Our Bio-
Manufacturing
Platform

From protein
to product
STAGE 1
Plant Genetics

PROTEIN
ENGINEERING

Molecular designs are customized for specific target proteins. We select genetic elements to maximize protein accumulation and functionality. We can achieve gene expression, ensuring that the desired proteins are produced efficiently, stably, and in a manner suitable for their intended application.

PLANT
TRANSFORMATION

We use Agrobacterium to insert the DNA of interest into soybeans. Agrobacterium has a unique capability to transfer DNA into plant cells, facilitating the integration of a specific DNA segment (T-DNA) into the plant cell's nuclear genome. Once the T-DNA is integrated into the plant’s nuclear genome, it is transcribed into an mRNA sequence which then, will instruct the plant to produce the desired protein.

STAGE 2
Plant Cultivation and Selection

PLANT CULTIVATION & MONITORING

Once our plants start to regenerate, we move them to our 30,000 sf. greenhouse for cultivation and selection. As the plants grow, we monitor multiple parameters such as irrigation, temperature, lightning intensity and more. Once the plants mature to produce seed pods, they are dried down, threshed and taken to our seed bank.

HIGH-THROUGHPUT SCREENING

As the plants grow, we evaluate them at the genetic level and at the protein level. We only select the plants that yielded the most viable seed candidates to propagate into the next generation.

STAGE 3
Protein Processing

PROTEIN PURIFICATION

Once the seeds are harvested, they go through processing where we separate out our ingredient from other processed by-products, such as oil, okara or white flake.

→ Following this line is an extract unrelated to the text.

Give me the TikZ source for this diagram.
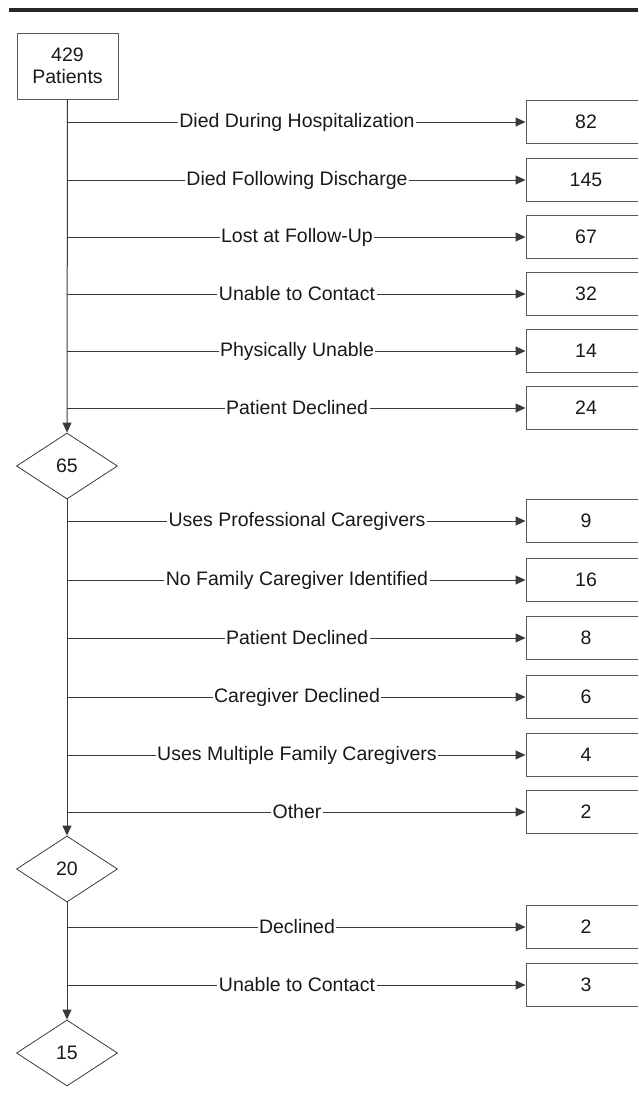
\documentclass[tikz,border=0pt]{standalone}
\usepackage{fontspec}
\setmainfont{Liberation Sans}
\usetikzlibrary{shapes.geometric,arrows.meta}
\definecolor{linec}{HTML}{3A3A3A}
\definecolor{boxc}{HTML}{5A5A5A}
\begin{document}
\begin{tikzpicture}[x=1pt,y=-1pt,
  every node/.style={font=\fontsize{19.5}{22}\selectfont, text=black!90},
  countbox/.style={draw=boxc, line width=1pt, minimum width=120pt, minimum height=43pt, inner sep=0pt},
  startbox/.style={draw=boxc, line width=1pt, minimum width=101pt, minimum height=66pt, inner sep=0pt, align=center},
  decision/.style={diamond, draw=linec, line width=0.8pt, minimum width=101pt, minimum height=66pt, inner sep=0pt},
  lbl/.style={fill=white, inner xsep=1.5pt, inner ysep=1pt},
  tip/.style={-{Triangle[length=10pt,width=9pt]}},
  flow/.style={draw=linec, line width=1pt, tip},
  trunk/.style={draw=linec, line width=1pt}
]
\useasboundingbox (0,0) rectangle (638,1103);
\clip (0,0) rectangle (638,1103);
\draw[line width=3.5pt, black!85] (9,10) -- (638,10);

\node[startbox] (start) at (67.5,66) {429\\Patients};
\node[decision] (d1) at (67,466) {65};
\node[decision] (d2) at (67,869) {20};
\node[decision] (d3) at (67,1053) {15};

\draw[trunk, tip] (start.south) -- (d1.north);
\draw[trunk, tip] (d1.south) -- (d2.north);
\draw[trunk, tip] (d2.south) -- (d3.north);

\foreach \n/\y/\val/\txt in {
  a1/122/82/Died During Hospitalization,
  a2/180/145/Died Following Discharge,
  a3/237/67/Lost at Follow-Up,
  a4/294/32/Unable to Contact,
  a5/351/14/Physically Unable,
  a6/408/24/Patient Declined,
  b1/521/9/Uses Professional Caregivers,
  b2/580/16/No Family Caregiver Identified,
  b3/638/8/Patient Declined,
  b4/697/6/Caregiver Declined,
  b5/755/4/Uses Multiple Family Caregivers,
  b6/812/2/Other,
  c1/927/2/Declined,
  c2/985/3/Unable to Contact}{
  \coordinate (\n-src) at (67,\y);
  \node[countbox] (\n-box) at (586,\y) {\val};
  \draw[flow] (\n-src) -- (\n-box.west);
  \node[lbl] (\n-lbl) at (297,\y) {\txt};
}
\end{tikzpicture}
\end{document}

Every component of the soybean, apart from our protein, is utilized in various markets to minimize waste. We have developed proprietary processes for purifying proteins, ranging from nanograms to kilograms.

FORMULATION

Our team of product developers takes learnings from protein functionality to optimize product formulation and performance. We test various ratios of ingredients to optimize for flavor and function of our end products.